24. Siva cyanuroptera. The blue-winged siva or hill-tit. A pretty little bird, about the size of a sparrow. The head is blue, deeper on the sides than on the crown, streaked with brown. The visible portions of the closed wing and tail are cobalt-blue.

This species goes about in flocks and has all the habits of a tit. It utters a cheerful chirrup.

25. Liothrix lutea. The red-billed liothrix or hill-tit, or the Pekin-robin. This interesting bird forms the subject of a separate essay.

26. Ixulus flavicollis. The yellow-naped ixulus. A small tit-like bird with a crest. Like tits these birds associate in small flocks, which move about amid the foliage uttering a continual twittering.

Brown above, pale yellow below. Chin and throat white. Back of neck rusty yellow. This colour is continued in a demi-collar round the sides of the neck. Common about Darjeeling.

27. Yuhina gularis. The striped-throated yuhina. Another tiny bird with all the habits of the tits.

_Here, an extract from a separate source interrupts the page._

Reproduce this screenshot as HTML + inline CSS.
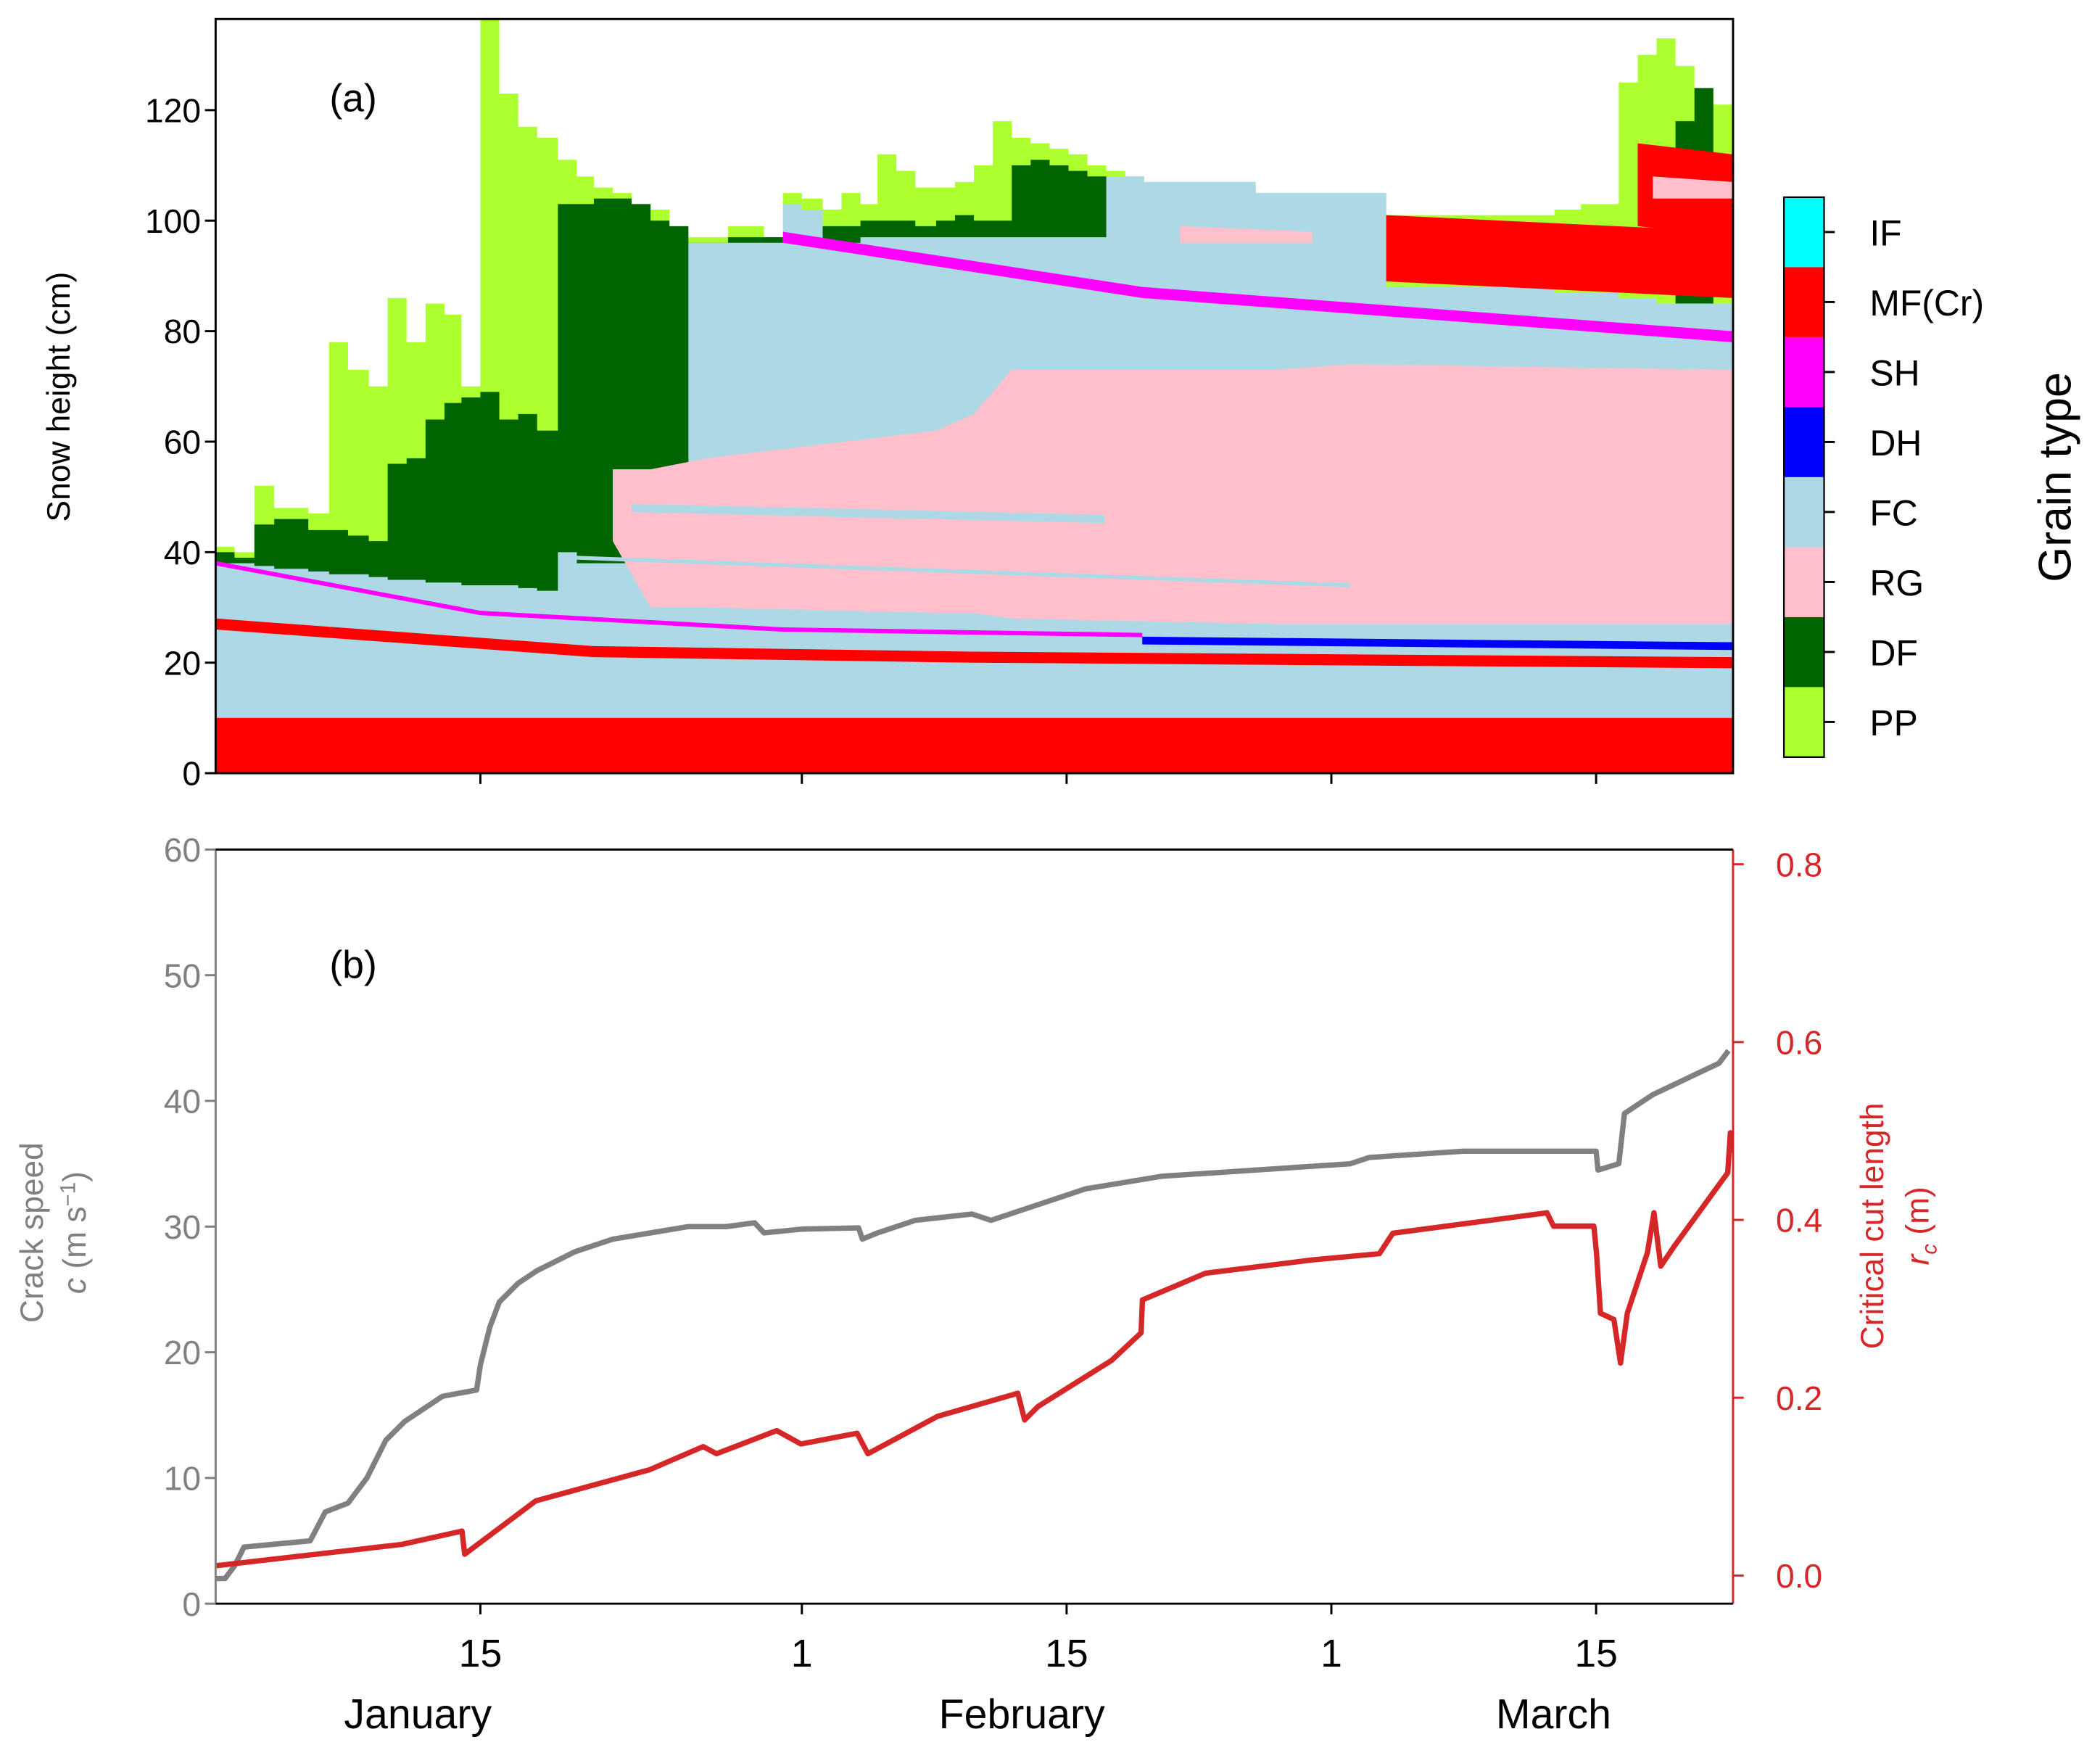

A flock of dull-brown birds, about the size of sparrows, having the chin and throat streaked with black, are likely to be striped-throated yuhinas.

28. Minla igneitincta. The red-tailed minla or hill-tit. This tit-like babbler is often seen in company with the true tits, which it resembles in habits and size. The head is black with a white eyebrow. The wings and tail are black and crimson. The rest of the upper plumage is yellowish olive. The throat is white, and the remainder of the lower plumage is bright yellow.